-- DATA SHOWN start --

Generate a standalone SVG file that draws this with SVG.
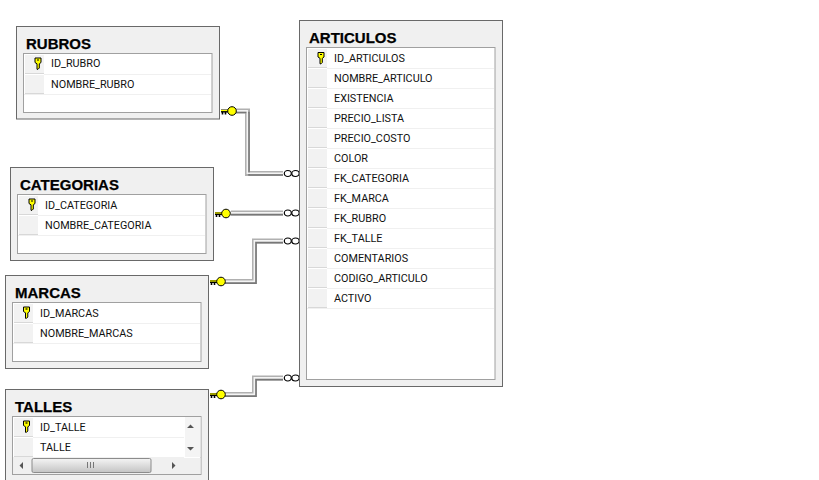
<svg xmlns="http://www.w3.org/2000/svg" width="819" height="480" viewBox="0 0 819 480">
<style>
.o{fill:#f0f0f0;stroke:#696969;stroke-width:1}
.i{fill:#fff;stroke:#a0a0a0;stroke-width:1}
.t{font:bold 15px "Liberation Sans",Arial,sans-serif;fill:#000;stroke:#000;stroke-width:.25}
.f{font:10.8px Roboto,"Liberation Sans",Arial,sans-serif;fill:#111}
.s{fill:#f2f2f2}
.sl{stroke:#d8d8d8;stroke-width:1;fill:none}
.r{stroke:#f0f0f0;stroke-width:1;fill:none}
.c1{fill:none;stroke:#b0b0b0;stroke-width:5}
.c2{fill:none;stroke:#f4f4f4;stroke-width:1.500}
.c3{fill:none;stroke:#777;stroke-width:1.500}
.ar{fill:#555}
</style>
<defs>
<g id="pk"><path d="M-3-5h6v4.500l-1.700 1.300v4.200l-1.300 1.300h-1v-5.500l-2-1.300z" fill="#ff0" stroke="#000" stroke-width="1"/><path d="M-1-3h2" stroke="#000" stroke-width="1.200"/></g>
<g id="key"><path d="M-11 0L-4 0" stroke="#000" stroke-width="3"/><path d="M-9.500 1v2.500M-6.500 1v2.500" stroke="#000" stroke-width="1.600"/><path d="M-11-.5L-4-.5" stroke="#ff0" stroke-width="1.200"/><circle cx="0" cy="0" r="4.300" fill="#ff0" stroke="#000" stroke-width="1"/></g>
<g id="inf"><ellipse cx="3.800" cy="0" rx="3.500" ry="3" fill="#fff" stroke="#000" stroke-width="1.200"/><ellipse cx="11.500" cy="0" rx="3.700" ry="3" fill="#fff" stroke="#000" stroke-width="1.200"/></g>
<g id="cell"><rect x="0" y="0" width="19" height="18.500" class="s"/><path d="M0 18.500h19" class="sl"/></g>
<linearGradient id="th" x1="0" y1="0" x2="0" y2="1"><stop offset="0" stop-color="#f4f4f4"/><stop offset=".5" stop-color="#dcdcdc"/><stop offset="1" stop-color="#c4c4c4"/></linearGradient>
</defs>
<rect width="819" height="480" fill="#fff"/>
<g id="connectors">
<path class="c1" d="M236 111H247.500V173.500H283"/><path class="c3" d="M236 112.500H249V175H283"/><path class="c2" d="M236 110.800H247.300V173.200H283"/>
<path class="c1" d="M231 213H283"/><path class="c3" d="M231 214.800H283"/><path class="c2" d="M231 212.800H283"/>
<path class="c1" d="M225 281.500H254.500V241H283"/><path class="c3" d="M225 283.200H256V242.800H283"/><path class="c2" d="M225 281.300H254.300V240.800H283"/>
<path class="c1" d="M225 394.500H254.500V378H283"/><path class="c3" d="M225 396.200H256V379.800H283"/><path class="c2" d="M225 394.300H254.300V377.800H283"/>
<use href="#key" x="232" y="111"/><use href="#key" x="226" y="213.500"/><use href="#key" x="221" y="281.500"/><use href="#key" x="221" y="394.500"/>
<use href="#inf" x="284" y="173.500"/><use href="#inf" x="284" y="213"/><use href="#inf" x="284" y="241"/><use href="#inf" x="284" y="378"/>
</g>
<g id="rubros">
<rect class="o" x="16.500" y="26.500" width="203" height="92.500"/><rect class="i" x="23.500" y="53.500" width="188.500" height="59"/>
<use href="#cell" x="25" y="55"/><use href="#cell" x="25" y="75"/><path class="r" d="M44 74.500H211M24 94.500H211"/>
<use href="#pk" x="38" y="63"/>
<text class="t" x="26" y="49">RUBROS</text><text class="f" x="51" y="67">ID_RUBRO</text><text class="f" x="51" y="88">NOMBRE_RUBRO</text>
</g>
<g id="categorias">
<rect class="o" x="10.500" y="167.500" width="203" height="93"/><rect class="i" x="17.500" y="194.500" width="188.500" height="59"/>
<use href="#cell" x="19" y="196"/><use href="#cell" x="19" y="216"/><path class="r" d="M38 215.500H205M18 235.500H205"/>
<use href="#pk" x="32" y="204"/>
<text class="t" x="20" y="190">CATEGORIAS</text><text class="f" x="45" y="209">ID_CATEGORIA</text><text class="f" x="45" y="229">NOMBRE_CATEGORIA</text>
</g>
<g id="marcas">
<rect class="o" x="5.500" y="275.500" width="203" height="93"/><rect class="i" x="12.500" y="302.500" width="188.500" height="59"/>
<use href="#cell" x="14" y="304"/><use href="#cell" x="14" y="324"/><path class="r" d="M33 323.500H200M13 343.500H200"/>
<use href="#pk" x="26.500" y="312"/>
<text class="t" x="15" y="298">MARCAS</text><text class="f" x="40" y="317">ID_MARCAS</text><text class="f" x="40" y="337">NOMBRE_MARCAS</text>
</g>
<g id="talles">
<rect class="o" x="5.500" y="389.500" width="203" height="95"/><rect class="i" x="12.500" y="416.500" width="188.500" height="58"/>
<use href="#cell" x="14" y="418"/><use href="#cell" x="14" y="438"/><path class="r" d="M33 437.500H184M13 457.500H184"/>
<rect x="185" y="417" width="15.500" height="40" fill="#f4f4f4"/><rect x="13" y="458" width="187.500" height="16" fill="#f0f0f0"/>
<path class="ar" d="M187 428h7l-3.500-3.500zM187 447h7l-3.500 3.500zM23 462v7l-3.500-3.500zM172 462v7l3.500-3.500z"/>
<rect x="32" y="458.500" width="119" height="14" rx="1.500" fill="url(#th)" stroke="#8c8c8c"/>
<path d="M87.500 462v6M90.500 462v6M93.500 462v6" stroke="#777"/>
<use href="#pk" x="26.500" y="426"/>
<text class="t" x="15" y="412">TALLES</text><text class="f" x="40" y="431">ID_TALLE</text><text class="f" x="40" y="451">TALLE</text>
</g>
<g id="articulos">
<rect class="o" x="299.500" y="20.500" width="203" height="366"/><rect class="i" x="306.500" y="47.500" width="188.500" height="332"/>
<use href="#cell" x="308" y="49"/><use href="#cell" x="308" y="69"/><use href="#cell" x="308" y="89"/><use href="#cell" x="308" y="109"/><use href="#cell" x="308" y="129"/><use href="#cell" x="308" y="149"/><use href="#cell" x="308" y="169"/><use href="#cell" x="308" y="189"/><use href="#cell" x="308" y="209"/><use href="#cell" x="308" y="229"/><use href="#cell" x="308" y="249"/><use href="#cell" x="308" y="269"/><use href="#cell" x="308" y="289"/>
<path class="r" d="M327 68.500H494M327 88.500H494M327 108.500H494M327 128.500H494M327 148.500H494M327 168.500H494M327 188.500H494M327 208.500H494M327 228.500H494M327 248.500H494M327 268.500H494M327 288.500H494M307 308.500H494"/>
<use href="#pk" x="321" y="57.500"/>
<text class="t" x="309" y="43">ARTICULOS</text>
<text class="f" x="334" y="62">ID_ARTICULOS</text><text class="f" x="334" y="82">NOMBRE_ARTICULO</text><text class="f" x="334" y="102">EXISTENCIA</text><text class="f" x="334" y="122">PRECIO_LISTA</text><text class="f" x="334" y="142">PRECIO_COSTO</text><text class="f" x="334" y="162">COLOR</text><text class="f" x="334" y="182">FK_CATEGORIA</text><text class="f" x="334" y="202">FK_MARCA</text><text class="f" x="334" y="222">FK_RUBRO</text><text class="f" x="334" y="242">FK_TALLE</text><text class="f" x="334" y="262">COMENTARIOS</text><text class="f" x="334" y="282">CODIGO_ARTICULO</text><text class="f" x="334" y="302">ACTIVO</text>
</g>
</svg>
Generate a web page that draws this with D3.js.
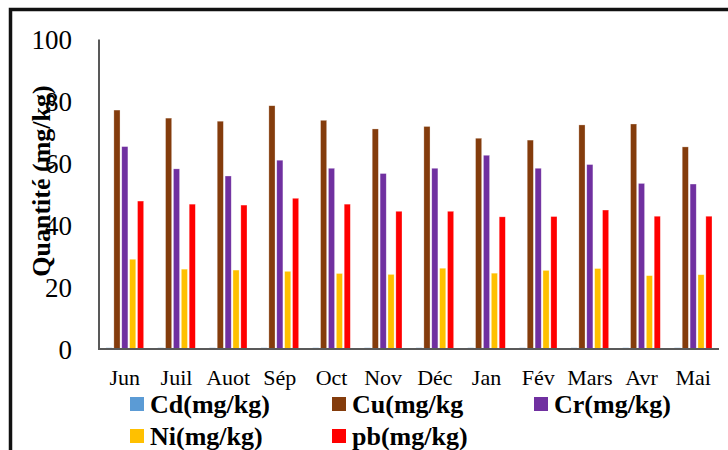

-- DATA SHOWN end --

| TASK TO CARRY OUT |
Make an exact copy of the data, leaving its pictures out.

| TASK RESPONSE |
Generate a standalone SVG file that draws this with SVG.
<svg xmlns="http://www.w3.org/2000/svg" width="819" height="480" viewBox="0 0 819 480">
<style>
.o{fill:#f0f0f0;stroke:#696969;stroke-width:1}
.i{fill:#fff;stroke:#a0a0a0;stroke-width:1}
.t{font:bold 15px "Liberation Sans",Arial,sans-serif;fill:#000;stroke:#000;stroke-width:.25}
.f{font:10.8px Roboto,"Liberation Sans",Arial,sans-serif;fill:#111}
.s{fill:#f2f2f2}
.sl{stroke:#d8d8d8;stroke-width:1;fill:none}
.r{stroke:#f0f0f0;stroke-width:1;fill:none}
.c1{fill:none;stroke:#b0b0b0;stroke-width:5}
.c2{fill:none;stroke:#f4f4f4;stroke-width:1.500}
.c3{fill:none;stroke:#777;stroke-width:1.500}
.ar{fill:#555}
</style>
<defs>
<g id="pk"><path d="M-3-5h6v4.500l-1.700 1.300v4.200l-1.300 1.300h-1v-5.500l-2-1.300z" fill="#ff0" stroke="#000" stroke-width="1"/><path d="M-1-3h2" stroke="#000" stroke-width="1.200"/></g>
<g id="key"><path d="M-11 0L-4 0" stroke="#000" stroke-width="3"/><path d="M-9.500 1v2.500M-6.500 1v2.500" stroke="#000" stroke-width="1.600"/><path d="M-11-.5L-4-.5" stroke="#ff0" stroke-width="1.200"/><circle cx="0" cy="0" r="4.300" fill="#ff0" stroke="#000" stroke-width="1"/></g>
<g id="inf"><ellipse cx="3.800" cy="0" rx="3.500" ry="3" fill="#fff" stroke="#000" stroke-width="1.200"/><ellipse cx="11.500" cy="0" rx="3.700" ry="3" fill="#fff" stroke="#000" stroke-width="1.200"/></g>
<g id="cell"><rect x="0" y="0" width="19" height="18.500" class="s"/><path d="M0 18.500h19" class="sl"/></g>
<linearGradient id="th" x1="0" y1="0" x2="0" y2="1"><stop offset="0" stop-color="#f4f4f4"/><stop offset=".5" stop-color="#dcdcdc"/><stop offset="1" stop-color="#c4c4c4"/></linearGradient>
</defs>
<rect width="819" height="480" fill="#fff"/>
<g id="connectors">
<path class="c1" d="M236 111H247.500V173.500H283"/><path class="c3" d="M236 112.500H249V175H283"/><path class="c2" d="M236 110.800H247.300V173.200H283"/>
<path class="c1" d="M231 213H283"/><path class="c3" d="M231 214.800H283"/><path class="c2" d="M231 212.800H283"/>
<path class="c1" d="M225 281.500H254.500V241H283"/><path class="c3" d="M225 283.200H256V242.800H283"/><path class="c2" d="M225 281.300H254.300V240.800H283"/>
<path class="c1" d="M225 394.500H254.500V378H283"/><path class="c3" d="M225 396.200H256V379.800H283"/><path class="c2" d="M225 394.300H254.300V377.800H283"/>
<use href="#key" x="232" y="111"/><use href="#key" x="226" y="213.500"/><use href="#key" x="221" y="281.500"/><use href="#key" x="221" y="394.500"/>
<use href="#inf" x="284" y="173.500"/><use href="#inf" x="284" y="213"/><use href="#inf" x="284" y="241"/><use href="#inf" x="284" y="378"/>
</g>
<g id="rubros">
<rect class="o" x="16.500" y="26.500" width="203" height="92.500"/><rect class="i" x="23.500" y="53.500" width="188.500" height="59"/>
<use href="#cell" x="25" y="55"/><use href="#cell" x="25" y="75"/><path class="r" d="M44 74.500H211M24 94.500H211"/>
<use href="#pk" x="38" y="63"/>
<text class="t" x="26" y="49">RUBROS</text><text class="f" x="51" y="67">ID_RUBRO</text><text class="f" x="51" y="88">NOMBRE_RUBRO</text>
</g>
<g id="categorias">
<rect class="o" x="10.500" y="167.500" width="203" height="93"/><rect class="i" x="17.500" y="194.500" width="188.500" height="59"/>
<use href="#cell" x="19" y="196"/><use href="#cell" x="19" y="216"/><path class="r" d="M38 215.500H205M18 235.500H205"/>
<use href="#pk" x="32" y="204"/>
<text class="t" x="20" y="190">CATEGORIAS</text><text class="f" x="45" y="209">ID_CATEGORIA</text><text class="f" x="45" y="229">NOMBRE_CATEGORIA</text>
</g>
<g id="marcas">
<rect class="o" x="5.500" y="275.500" width="203" height="93"/><rect class="i" x="12.500" y="302.500" width="188.500" height="59"/>
<use href="#cell" x="14" y="304"/><use href="#cell" x="14" y="324"/><path class="r" d="M33 323.500H200M13 343.500H200"/>
<use href="#pk" x="26.500" y="312"/>
<text class="t" x="15" y="298">MARCAS</text><text class="f" x="40" y="317">ID_MARCAS</text><text class="f" x="40" y="337">NOMBRE_MARCAS</text>
</g>
<g id="talles">
<rect class="o" x="5.500" y="389.500" width="203" height="95"/><rect class="i" x="12.500" y="416.500" width="188.500" height="58"/>
<use href="#cell" x="14" y="418"/><use href="#cell" x="14" y="438"/><path class="r" d="M33 437.500H184M13 457.500H184"/>
<rect x="185" y="417" width="15.500" height="40" fill="#f4f4f4"/><rect x="13" y="458" width="187.500" height="16" fill="#f0f0f0"/>
<path class="ar" d="M187 428h7l-3.500-3.500zM187 447h7l-3.500 3.500zM23 462v7l-3.500-3.500zM172 462v7l3.500-3.500z"/>
<rect x="32" y="458.500" width="119" height="14" rx="1.500" fill="url(#th)" stroke="#8c8c8c"/>
<path d="M87.500 462v6M90.500 462v6M93.500 462v6" stroke="#777"/>
<use href="#pk" x="26.500" y="426"/>
<text class="t" x="15" y="412">TALLES</text><text class="f" x="40" y="431">ID_TALLE</text><text class="f" x="40" y="451">TALLE</text>
</g>
<g id="articulos">
<rect class="o" x="299.500" y="20.500" width="203" height="366"/><rect class="i" x="306.500" y="47.500" width="188.500" height="332"/>
<use href="#cell" x="308" y="49"/><use href="#cell" x="308" y="69"/><use href="#cell" x="308" y="89"/><use href="#cell" x="308" y="109"/><use href="#cell" x="308" y="129"/><use href="#cell" x="308" y="149"/><use href="#cell" x="308" y="169"/><use href="#cell" x="308" y="189"/><use href="#cell" x="308" y="209"/><use href="#cell" x="308" y="229"/><use href="#cell" x="308" y="249"/><use href="#cell" x="308" y="269"/><use href="#cell" x="308" y="289"/>
<path class="r" d="M327 68.500H494M327 88.500H494M327 108.500H494M327 128.500H494M327 148.500H494M327 168.500H494M327 188.500H494M327 208.500H494M327 228.500H494M327 248.500H494M327 268.500H494M327 288.500H494M307 308.500H494"/>
<use href="#pk" x="321" y="57.500"/>
<text class="t" x="309" y="43">ARTICULOS</text>
<text class="f" x="334" y="62">ID_ARTICULOS</text><text class="f" x="334" y="82">NOMBRE_ARTICULO</text><text class="f" x="334" y="102">EXISTENCIA</text><text class="f" x="334" y="122">PRECIO_LISTA</text><text class="f" x="334" y="142">PRECIO_COSTO</text><text class="f" x="334" y="162">COLOR</text><text class="f" x="334" y="182">FK_CATEGORIA</text><text class="f" x="334" y="202">FK_MARCA</text><text class="f" x="334" y="222">FK_RUBRO</text><text class="f" x="334" y="242">FK_TALLE</text><text class="f" x="334" y="262">COMENTARIOS</text><text class="f" x="334" y="282">CODIGO_ARTICULO</text><text class="f" x="334" y="302">ACTIVO</text>
</g>
</svg>
Generate a web page that draws this with D3.js.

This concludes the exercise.